Specification of controlled education, way of implementation and compensation for absences

Attendance is recorded, limited absence is judged individually. 4 project reports.

Recommended optional programme components

Not applicable.

Prerequisites and corequisites

Not applicable.

Basic literature

Versteeg, H., Malalasekera, W.: An Introduction to Computational Fluid Dynamics : The Finite Volume Method Approach. Prentice Hall. 1996
Wilcox, D.C.: Turbulence Modeling for CFD. DCW Industries Ltd. 1992
Wendt, J.F.: Computational Fluid Dynamics. Springer-Verlag Telos. 1996
Fletcher, C.A.J.: Computational Techniques fo Fluid Dynamics. Springer-Verlag. 1997
Fletcher, R.: Practical Methods of Optimization. John Wiley & Sons. 2nd edition. 2000

Recommended reading

Tesař, V.: Mezní vrstvy a turbulence. Skripta ČVUT. Ediční středisko ČVUT. 1991.
Kozubková, M., Drábková, S., Šťáva, P.: Matematické modely stlačitelného a nestlačitelného proudění - Metoda konečných objemů. Skripta VŠB-TU Ostrava. 1999.

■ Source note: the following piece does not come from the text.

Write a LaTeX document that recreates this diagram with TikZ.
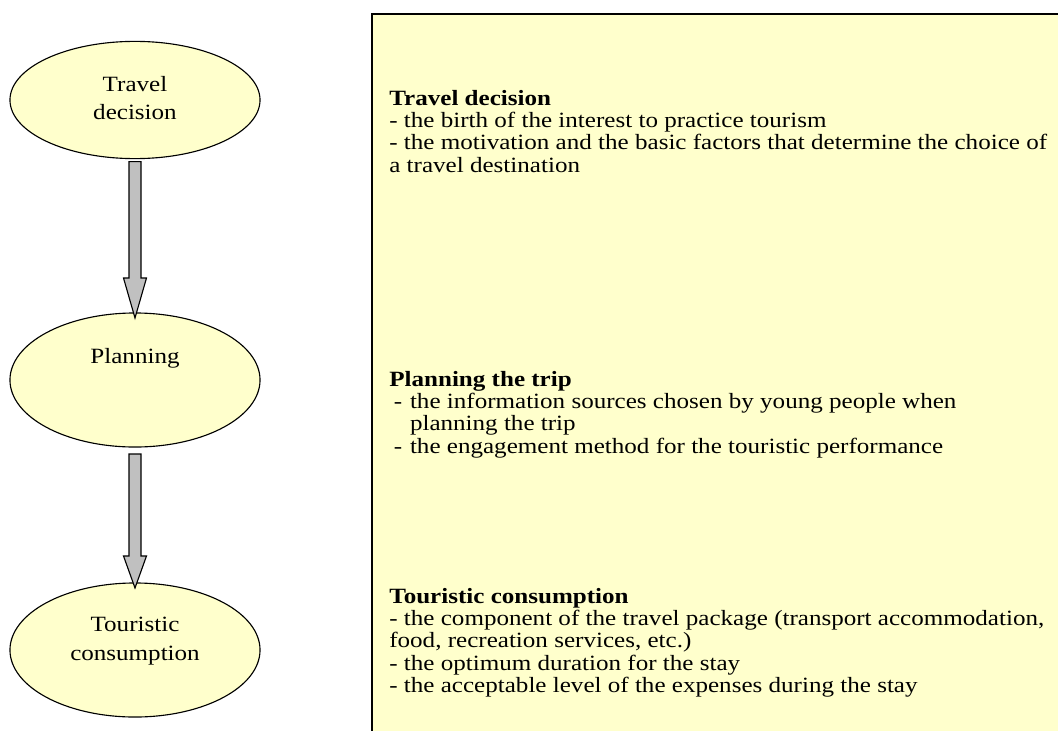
\documentclass[tikz,border=0pt]{standalone}
\usepackage{fontspec}
\setmainfont{Liberation Serif}
\usetikzlibrary{shapes.geometric,calc}

\definecolor{paleyellow}{HTML}{FFFFCC}
\definecolor{arrowgray}{HTML}{C0C0C0}

\newcommand\boxfont{\fontsize{15.5}{15.65}\selectfont\lineskiplimit=-20pt\relax}

\tikzset{
  stage/.style={ellipse,draw=black,line width=0.8pt,fill=paleyellow,
                minimum width=6.25cm,outer sep=0pt,inner sep=0pt},
  stagetext/.style={align=center,xscale=1.15,transform shape,
                    font=\fontsize{15.5}{20.5}\selectfont},
  blockarrow/.style={draw=black,line width=0.8pt,fill=arrowgray,line join=miter},
  infobox/.style={draw=black,line width=1.3pt,fill=paleyellow},
  infotext/.style={anchor=base west,align=left,inner sep=0pt,
                   xscale=1.15,transform shape,font=\boxfont}
}

\begin{document}
\begin{tikzpicture}[x=0.025cm,y=-0.025cm]
  \useasboundingbox (0,0) rectangle (1058,730);
  \clip (0,0) rectangle (1058,730);

  % the three stages
  \node[stage,minimum height=2.93cm] (travel) at (135,100) {};
  \node[stage,minimum height=3.35cm] (plan) at (135,380) {};
  \node[stage,minimum height=3.35cm] (cons) at (135,650) {};

  \node[stagetext] (traveltext) at (135,98) {Travel\\decision};
  \node[stagetext] (plantext) at (135,358) {Planning};
  \node[stagetext] (constext) at (135,641) {Touristic\\consumption};

  % block arrows
  \draw[blockarrow] ($(travel.south)+(-6,3)$) -- ($(plan.north)+(-6,-35)$)
    -- ($(plan.north)+(-11.5,-35)$) -- ($(plan.north)+(0,5)$)
    -- ($(plan.north)+(11.5,-35)$) -- ($(plan.north)+(6,-35)$)
    -- ($(travel.south)+(6,3)$) -- cycle;
  \draw[blockarrow] ($(plan.south)+(-6,7)$) -- ($(cons.north)+(-6,-27)$)
    -- ($(cons.north)+(-11.5,-27)$) -- ($(cons.north)+(0,5)$)
    -- ($(cons.north)+(11.5,-27)$) -- ($(cons.north)+(6,-27)$)
    -- ($(plan.south)+(6,7)$) -- cycle;

  % the description box
  \node[infobox,anchor=north west,minimum width=17.8cm,minimum height=18.5cm]
    (box) at (371,13) {};

  \node[infotext] (traveldesc) at (389,172) {\textbf{Travel decision}\\
    - the birth of the interest to practice tourism\\
    - the motivation and the basic factors that determine the choice of\\
    a travel destination};

  \node[infotext] (plandesc) at (389,453) {\textbf{Planning the trip}\\
    \hspace*{0.1cm}\makebox[0.35cm][l]{-}the information sources chosen by young people when\\
    \hspace*{0.45cm}planning the trip\\
    \hspace*{0.1cm}\makebox[0.35cm][l]{-}the engagement method for the touristic performance};

  \node[infotext] (consdesc) at (389,692) {\textbf{Touristic consumption}\\
    - the component of the travel package (transport accommodation,\\
    food, recreation services, etc.)\\
    - the optimum duration for the stay\\
    - the acceptable level of the expenses during the stay};
\end{tikzpicture}
\end{document}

Classification of course in study plans

  • Programme M2I-Z Master's

    branch M-STI , 1. year of study, winter semester, recommended

Type of course unit

 

Lecture

26 hours, optionally

Teacher / Lecturer

doc. Ing. Pavel Rudolf, Ph.D.

Syllabus

1. Role of CFD in design of fluid machines, advantages and limitations of computational modeling. Motivating presentation of CFD applications.
2. Basic differential equations of fluid mechanics, mathematical classification of these equations, necessity of numerical solution.
3. Approaches to discretization of partial differential equations (finite differences, volumes, elements). Finite volume method (FVM).
4. Application of FVM to 1D and 2D diffusion. Solution of the systém of equations. Convergence.
5. Unsteady problem. Explicit, implicit scheme.
6. Advection – diffusion problem, algorithm SIMPLE.
7. Flow in rotating frame of reference (multiple reference frame, mixing plane, sliding mesh), multiphase flow – basic principles.
8. Turbulence, possibilities of computational solution. Statistical analysis. Reynolds equations. Turbulent stress tensor. Problem of the equation systém closure. Boussinesque hypothesis.
9. Turbulence models (zero, one, two equation models, Reynolds stress model). Large eddy simulation. Direct numerical simulation.
10. Near wall modeling (wall functions, two layer approach). Visualization in CFD environment.
11. Shape optimization of fluid elements, Geometry parametrization, objective function definition, interconnecting of optimization and CFD.
12. Principles of some optimization methods.
13. Integration of CFD in CAE (Computer Aided Engineering) environment. Presentation on the real example of fluid machine or element (together with presentation of the research engineer from industry).

Computer-assisted exercise

26 hours, compulsory

Teacher / Lecturer

doc. Ing. Pavel Rudolf, Ph.D.

Syllabus

1. Acquiting with computational modeling process (preprocessor + solver + postprocessor)
2. – 4. Rotationally symmetrical laminar pipe flow. Comparison of numerical analytical solution. Computational grid building, boundary conditions assigning, preparation of the computational model for solution in the code Fluent, evaluation, writing report for every team
6.-.7. Numerical solution of 1D diffusion problem (arbitrary programming language of spreadshhet)

8.-11. Planar flow through axial blade cascade. Individual teams will compute different flow rates and angles of the cascade. Results will be presented in report.

12.-13. Optimization code of selected optimization method.